Even more problematically, some of the young men even seem to react pleasurably to being chosen to be the Signores’ bumboys. The Duke, a handsome bearish fellow who looks not dissimilar to some of my ex-boyfriends, shares several passionate kisses with young men who respond enthusiastically. These scenes are crucial, I think, to excavating Pasolini’s take on sado-masochism. While Salò appears to condemn systems of power and dominance, it’s clear that he’s not above acknowledging the pleasure and eroticism of submission, even when it’s a kind of Stockholm Syndrome response rather than true consent.
I found myself more aroused than I expected during several scenes, and wondered whether this was deliberate on Pasolini’s part – another crack of the whip from a man who seemed to embody both sadistic and masochistic tendencies in his personal and professional lives. Then again, my erotic engagement may be further evidence that of the kind of moral corruption that Pasolini warned against. It’s difficult to imagine the effect that Salò’s scenes of nudity and sex must have had on a 1970s audience who were mostly unused to seeing pornographic images. In our current pornography-infused age, Salò‘s images don’t look quite as extraordinary as they might once have been. Ours is an age where acceptance of sexual imagery has been normalised – for better or for worse.
Salò is a film which is easy to admire, but difficult to love – due largely in part to Pasolini’s masterly use of filmmaking technique to withhold a pleasurable viewing experience and keep his audience at arm’s length.

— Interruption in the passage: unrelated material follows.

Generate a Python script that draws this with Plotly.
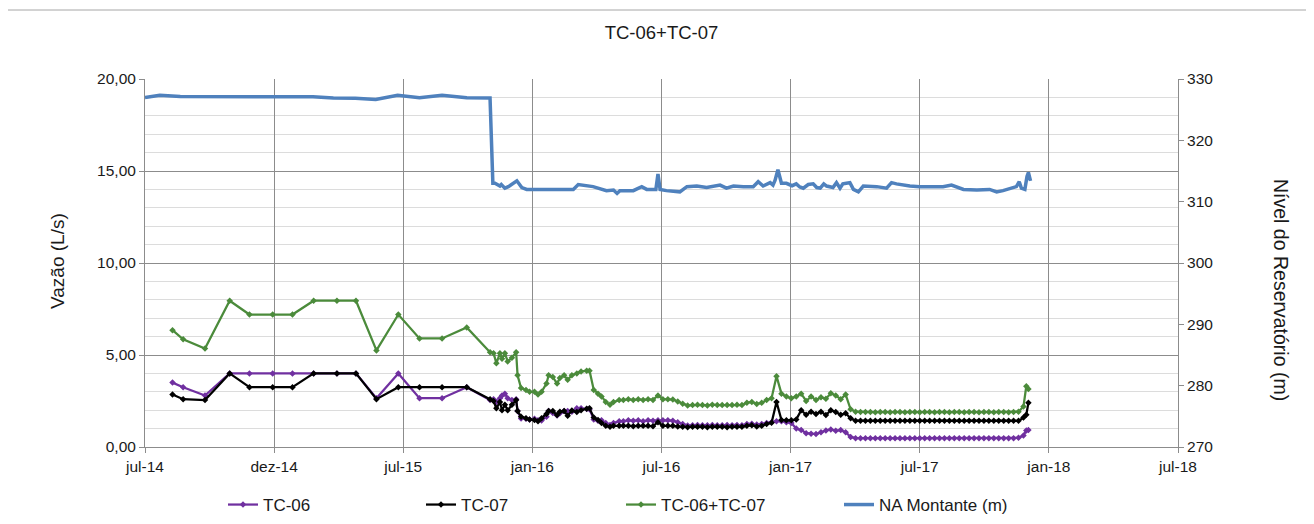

For all its body horror, the most depressing part of the experience of watching Salò is the bleakness and pessimism of Pasolini’s vision. It’s the work of an artist who has rejected the conventional vocabulary of art, and instead created a new artistic language using shit and blood and tears. It’s an act of resistance from a political player who seems to have lost his faith in the possibilities for social change. And it’s a critique of commodified sexuality from a gay artist who can’t help but find the erotic appeal in the cycle of domination and submission.
While Pasolini seems to have intended Salò to be a provocation and perhaps even a call to action, the position he adopts is so extreme that it’s difficult to imagine where he might have gone next. His murder, just a few months after Salò was made, has sealed the film as his epitaph, though it’s tempting to speculate on what he might have done next had he lived. Sadly, he never got the opportunity. The many rumours that Pasolini’s death was a politically-approved assassination suggests that the film succeeded in landing on at least some of the official targets of his contempt.
My DVD copy of Salò will go back on the shelf now, where I imagine it will stay for many years before I’m ready to watch it again. I’m glad to have revisited Pasolini’s world, despite my not being able to eat anything brown for a few days. The intensity of his vision, his courage in facing the dark side of human nature, and his brilliant use of craft to bring the film to searing raging life is unmatched in the history of cinema. He lays down a powerful gauntlet for audiences to confront, and a searing legacy for other artists to follow.